- [DATA]:
::::::
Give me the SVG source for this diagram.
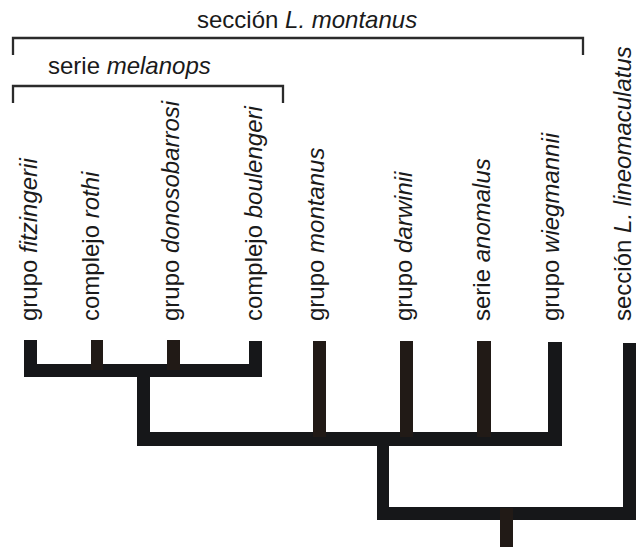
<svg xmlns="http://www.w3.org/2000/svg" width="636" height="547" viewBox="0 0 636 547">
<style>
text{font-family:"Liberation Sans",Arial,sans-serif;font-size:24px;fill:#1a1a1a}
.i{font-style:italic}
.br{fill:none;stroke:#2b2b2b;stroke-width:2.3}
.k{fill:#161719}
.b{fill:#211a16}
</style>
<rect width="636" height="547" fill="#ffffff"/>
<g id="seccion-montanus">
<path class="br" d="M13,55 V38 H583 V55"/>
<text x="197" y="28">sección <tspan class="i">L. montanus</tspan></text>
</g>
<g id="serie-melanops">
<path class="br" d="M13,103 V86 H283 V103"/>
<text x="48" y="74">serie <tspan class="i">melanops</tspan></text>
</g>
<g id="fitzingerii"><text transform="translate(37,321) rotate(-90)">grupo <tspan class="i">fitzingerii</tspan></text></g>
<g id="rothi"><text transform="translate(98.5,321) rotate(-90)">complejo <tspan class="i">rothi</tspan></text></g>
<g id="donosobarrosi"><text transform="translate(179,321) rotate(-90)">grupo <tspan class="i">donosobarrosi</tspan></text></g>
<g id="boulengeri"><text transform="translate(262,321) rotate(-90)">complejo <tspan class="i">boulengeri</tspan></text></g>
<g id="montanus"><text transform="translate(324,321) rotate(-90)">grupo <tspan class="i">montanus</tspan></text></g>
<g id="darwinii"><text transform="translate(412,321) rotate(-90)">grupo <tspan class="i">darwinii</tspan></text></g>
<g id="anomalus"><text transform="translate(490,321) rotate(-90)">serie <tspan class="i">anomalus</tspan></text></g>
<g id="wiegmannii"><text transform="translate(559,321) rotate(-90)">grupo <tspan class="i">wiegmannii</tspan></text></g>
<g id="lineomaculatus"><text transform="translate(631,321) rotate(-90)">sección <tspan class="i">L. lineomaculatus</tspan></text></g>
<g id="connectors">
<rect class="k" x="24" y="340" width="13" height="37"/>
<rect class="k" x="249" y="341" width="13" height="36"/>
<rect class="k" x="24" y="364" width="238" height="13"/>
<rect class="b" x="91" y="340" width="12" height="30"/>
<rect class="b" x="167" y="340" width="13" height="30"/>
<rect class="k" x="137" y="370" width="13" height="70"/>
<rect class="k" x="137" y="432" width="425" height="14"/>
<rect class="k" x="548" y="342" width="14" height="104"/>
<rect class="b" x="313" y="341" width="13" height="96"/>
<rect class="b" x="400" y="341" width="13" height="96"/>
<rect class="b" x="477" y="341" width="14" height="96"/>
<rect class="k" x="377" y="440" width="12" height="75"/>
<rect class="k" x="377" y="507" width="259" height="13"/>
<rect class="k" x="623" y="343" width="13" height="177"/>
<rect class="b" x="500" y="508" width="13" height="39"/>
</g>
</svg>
::::::
- [SHORT TASK]: The data above needs to be retyped exactly, with the images left out.

- [RESPONSE TO THIS EXERCISE]:
Give me the SVG source for this diagram.
<svg xmlns="http://www.w3.org/2000/svg" width="636" height="547" viewBox="0 0 636 547">
<style>
text{font-family:"Liberation Sans",Arial,sans-serif;font-size:24px;fill:#1a1a1a}
.i{font-style:italic}
.br{fill:none;stroke:#2b2b2b;stroke-width:2.3}
.k{fill:#161719}
.b{fill:#211a16}
</style>
<rect width="636" height="547" fill="#ffffff"/>
<g id="seccion-montanus">
<path class="br" d="M13,55 V38 H583 V55"/>
<text x="197" y="28">sección <tspan class="i">L. montanus</tspan></text>
</g>
<g id="serie-melanops">
<path class="br" d="M13,103 V86 H283 V103"/>
<text x="48" y="74">serie <tspan class="i">melanops</tspan></text>
</g>
<g id="fitzingerii"><text transform="translate(37,321) rotate(-90)">grupo <tspan class="i">fitzingerii</tspan></text></g>
<g id="rothi"><text transform="translate(98.5,321) rotate(-90)">complejo <tspan class="i">rothi</tspan></text></g>
<g id="donosobarrosi"><text transform="translate(179,321) rotate(-90)">grupo <tspan class="i">donosobarrosi</tspan></text></g>
<g id="boulengeri"><text transform="translate(262,321) rotate(-90)">complejo <tspan class="i">boulengeri</tspan></text></g>
<g id="montanus"><text transform="translate(324,321) rotate(-90)">grupo <tspan class="i">montanus</tspan></text></g>
<g id="darwinii"><text transform="translate(412,321) rotate(-90)">grupo <tspan class="i">darwinii</tspan></text></g>
<g id="anomalus"><text transform="translate(490,321) rotate(-90)">serie <tspan class="i">anomalus</tspan></text></g>
<g id="wiegmannii"><text transform="translate(559,321) rotate(-90)">grupo <tspan class="i">wiegmannii</tspan></text></g>
<g id="lineomaculatus"><text transform="translate(631,321) rotate(-90)">sección <tspan class="i">L. lineomaculatus</tspan></text></g>
<g id="connectors">
<rect class="k" x="24" y="340" width="13" height="37"/>
<rect class="k" x="249" y="341" width="13" height="36"/>
<rect class="k" x="24" y="364" width="238" height="13"/>
<rect class="b" x="91" y="340" width="12" height="30"/>
<rect class="b" x="167" y="340" width="13" height="30"/>
<rect class="k" x="137" y="370" width="13" height="70"/>
<rect class="k" x="137" y="432" width="425" height="14"/>
<rect class="k" x="548" y="342" width="14" height="104"/>
<rect class="b" x="313" y="341" width="13" height="96"/>
<rect class="b" x="400" y="341" width="13" height="96"/>
<rect class="b" x="477" y="341" width="14" height="96"/>
<rect class="k" x="377" y="440" width="12" height="75"/>
<rect class="k" x="377" y="507" width="259" height="13"/>
<rect class="k" x="623" y="343" width="13" height="177"/>
<rect class="b" x="500" y="508" width="13" height="39"/>
</g>
</svg>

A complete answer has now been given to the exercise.